Judgement was reserved on Thursday in Mark Thatcher’s Cape High Court bid to avoid answering questions from Equatorial Guinea prosecutors.

Judge Deon van Zyl said he and his two colleagues on the bench, Essa Moosa and Daniel Dlodlo, will try to deliver their ruling ”as soon as possible”.

However, lawyers involved in the three-day hearing said that given the complexity of the case and the judges’ other commitments, it is unlikely to be handed down in the near future.

They also said that whatever the Cape judges’ decision, the case is likely to end up in the Constitutional Court.

Thatcher, who Equatorial Guinea authorities believe was the mastermind behind a coup bid for which 19 people are currently on trial in the Central African country, is himself out on bail after being arrested under South Africa’s anti-mercenary legislation.

He maintains a subpoena — issued with the approval of Minister of Justice and Constitutional Development Brigitte Mabandla — ordering him to appear before a Cape Town magistrate to answer the questions violates his right to silence.

When the hearing adjourned, he spoke briefly to journalists on the steps of the court before being driven off in his chauffeured, silver-blue BMW.

”Having heard the arguments of both sides, I remain confident of the merits of the application that I have made and I will await with interest and attentively for the judgement of the court,” he said.

”I know that you’ve all been listening to what the bench has had to say in the past three days, and I can only commend their comments to you all.”

Thatcher was apparently referring to critical comments by Van Zyl, who at one stage described the Equatorial Guinea questioning bid as a ”fishing expedition”, and queried the ”very strange” absence of key documentation from an official Equatorial Guinea request to Mabandla.

He also asked whether Mabandla should have sought an undertaking from Equatorial Guinea that South African accused Nick du Toit would not be sentenced to death before she agreed to cooperate with the country’s authorities.

As the hearing drew to a close on Thursday, Van Zyl hit out at an Equatorial Guinea legal representative, British solicitor Henry Page, who works in the Paris office of the firm Pennington’s.

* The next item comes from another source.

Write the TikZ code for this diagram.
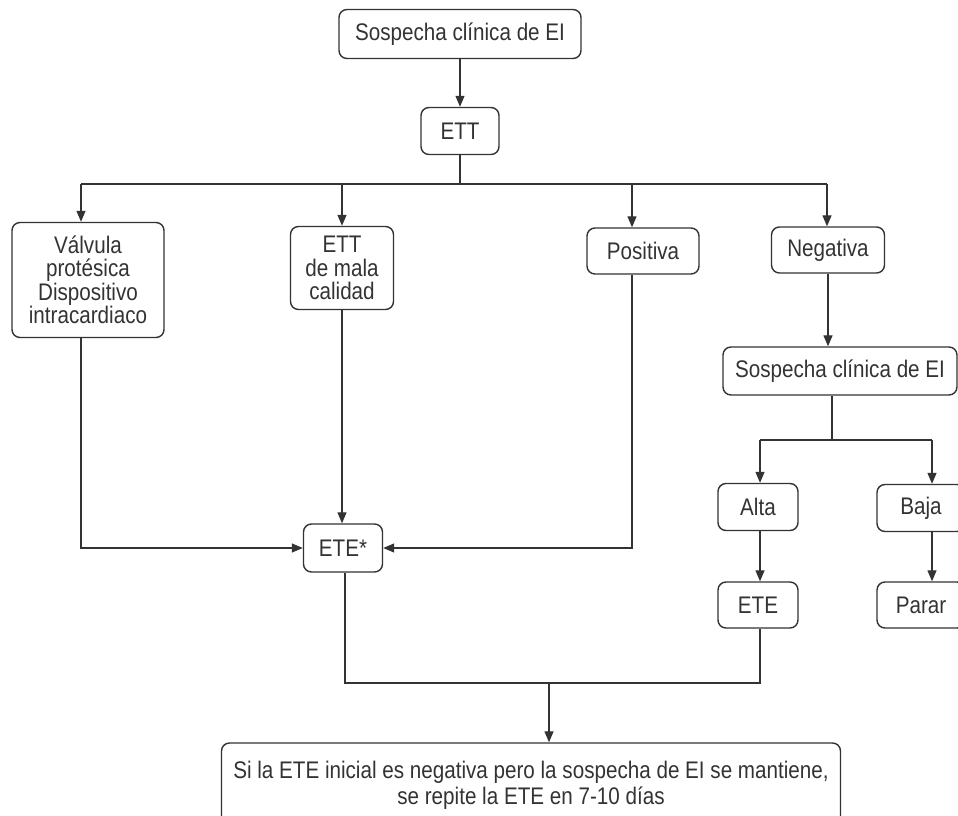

Referring to the quality of documentation authored by Page in the court papers, he said Page ought to be reported to his Bar association.

”If this is the nature of the legal advice the Equatorial Guineans are getting, I would suggest very strongly they get another legal adviser,” the judge said.

Earlier, advocate Michael Donen, appearing for Mabandla, who is cited as a respondent in the application, sought to downplay allegations by one of the alleged Equatorial Guinea coup plotters that he had been tortured.

In August this year, South African Jose Cardoso told the Malabo court where he and the 18 others are standing trial that he had been tortured with electric shocks.

He also identified in court an Equatorial Guinea official who was present during the torture session.

However, Donen said on Thursday that one hears allegations of torture in South African courts as well.

The ”real test”, he said, will be at the conclusion of the Malabo trial, when judgement and sentence are handed down.

Noting a 1977 protocol to the Geneva Convention that seeks to guarantee detained participants in armed conflict a fair trial, and calls for them to be present during the trial, he acknowledged that so far the men have been brought before the Malabo court individually, and have not heard each other’s testimony.

But it remains to be seen whether they will be in court when other witnesses testify, he said.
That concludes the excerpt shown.